The Purpose of Bonds
The fundamental difference between bonds and business insurance is that bonds are required by the state for some businesses to protect the interests of the public, while insurance is optional for most types of business ventures. Examples of businesses that often need a surety bond include construction and engineering firms, notaries, car dealers, cleaning companies, collection agencies, and home health care companies.
With a bond in place, customers have a better chance of recourse than if no bond was on record with the state. When a business operates without a bond, but is legally required to have one, its owner can typically end up paying hefty fines once caught and possibly have to shut down operations.
It's not uncommon for a company to go ahead and get bonded, even if not required by the state. Purchasing a bond voluntarily is a strategy used by businesses to encourage trust on the part of consumers and provide reassurance, which is why many moving companies are bonded as well as insured.
The Importance of Business Insurance
Bonding protects the public and consumers, but business insurance is what should protect your assets -- bonds are never a substitute for business insurance. For instance, if you have a bond with the state and your store is sued by a customer, you won't recover any losses due to being bonded. However, with general liability insurance, you can handle the legal case and pay judgments without your business spiraling into financial chaos.

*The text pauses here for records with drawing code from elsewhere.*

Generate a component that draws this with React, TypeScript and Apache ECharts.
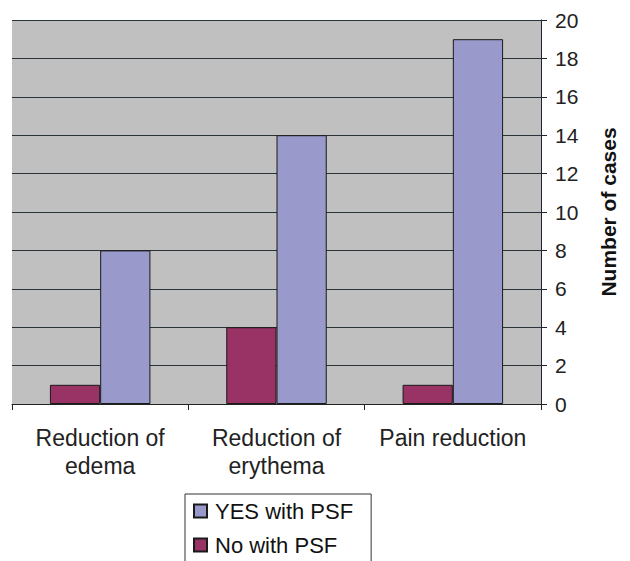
import React, { useEffect, useRef } from "react";
import * as echarts from "echarts";

const categories = ["Reduction of\nedema", "Reduction of\nerythema", "Pain reduction"];
const yesWithPSF = [8, 14, 19];
const noWithPSF = [1, 4, 1];
const legendNames = ["YES with PSF", "No with PSF"];

export default function App() {
  const ref = useRef<HTMLDivElement>(null);
  useEffect(() => {
    if (!ref.current) return;
    const chart = echarts.init(ref.current, null, { renderer: "svg" });
    const font = "Liberation Sans, Arial, sans-serif";
    chart.setOption({
      animation: false,
      backgroundColor: "#ffffff",
      grid: {
        left: 12,
        right: 89,
        top: 20,
        bottom: 157,
        show: true,
        backgroundColor: "#c0c0c0",
        borderWidth: 0,
      },
      legend: {
        data: legendNames,
        orient: "vertical",
        left: 185,
        top: 494,
        width: 185,
        height: 200,
        borderColor: "#333",
        borderWidth: 1,
        padding: [6, 18, 10, 8],
        itemWidth: 13,
        itemHeight: 13,
        itemGap: 12,
        icon: "rect",
        textStyle: { fontFamily: font, fontSize: 22, color: "#111", padding: [0, 0, 0, 3] },
      },
      xAxis: {
        type: "category",
        data: categories,
        axisLine: { show: true, lineStyle: { color: "#222", width: 1 } },
        axisTick: { show: true, length: 6, alignWithLabel: false, lineStyle: { color: "#222" } },
        axisLabel: {
          fontFamily: font,
          fontSize: 23,
          color: "#222",
          lineHeight: 28,
          margin: 20,
          interval: 0,
        },
      },
      yAxis: {
        type: "value",
        position: "right",
        min: 0,
        max: 20,
        interval: 2,
        name: "Number of cases",
        nameLocation: "middle",
        nameGap: 57,
        nameRotate: 90,
        nameTextStyle: { fontFamily: font, fontSize: 21, fontWeight: "bold", color: "#111" },
        axisLine: { show: true, lineStyle: { color: "#223", width: 1 } },
        axisTick: { show: true, length: 6, lineStyle: { color: "#223" } },
        axisLabel: { fontFamily: font, fontSize: 21, color: "#222", margin: 14 },
        splitLine: { show: true, lineStyle: { color: "#2a3438", width: 1 } },
      },
      series: [
        {
          name: "No with PSF",
          type: "bar",
          data: noWithPSF,
          barGap: "0%",
          barCategoryGap: "43%",
          itemStyle: { color: "#993366", borderColor: "#1a1a1a", borderWidth: 1 },
        },
        {
          name: "YES with PSF",
          type: "bar",
          data: yesWithPSF,
          barGap: "0%",
          barCategoryGap: "43%",
          itemStyle: { color: "#9999cc", borderColor: "#1a1a1a", borderWidth: 1 },
        },
      ],
    });
    return () => chart.dispose();
  }, []);
  return (
    <div
      ref={ref}
      style={{ position: "absolute", left: 0, top: 0, width: 630, height: 561 }}
    />
  );
}
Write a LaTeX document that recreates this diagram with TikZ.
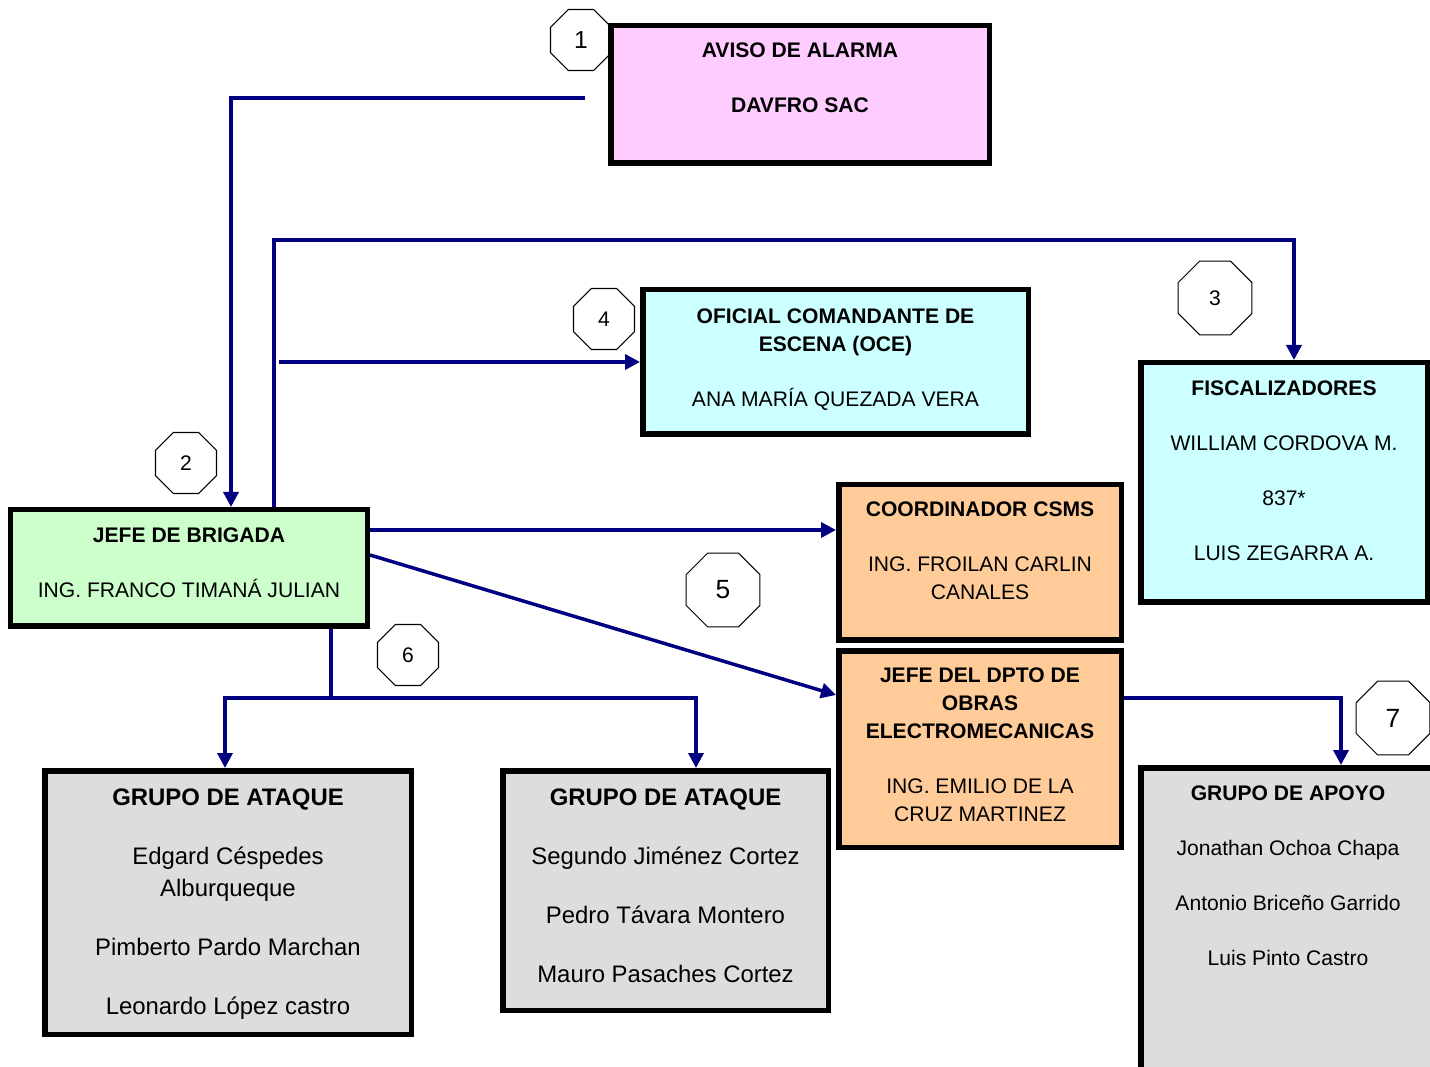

Many business owners think that bonds can replace the need for insurance, but that isn't so. To actually protect your company's assets, you absolutely need general liability insurance at the very least. Combined with your state's required bond, you'll be in a better position to ensure your business's stability for years to come.
Bonds and business insurance are two different forms of protection for business owners. You can’t replace business insurance by purchasing a bond. To ensure your business has the best protection, you should speak to a licensed insurance agent to determine whether you need a bond to complement your business insurance.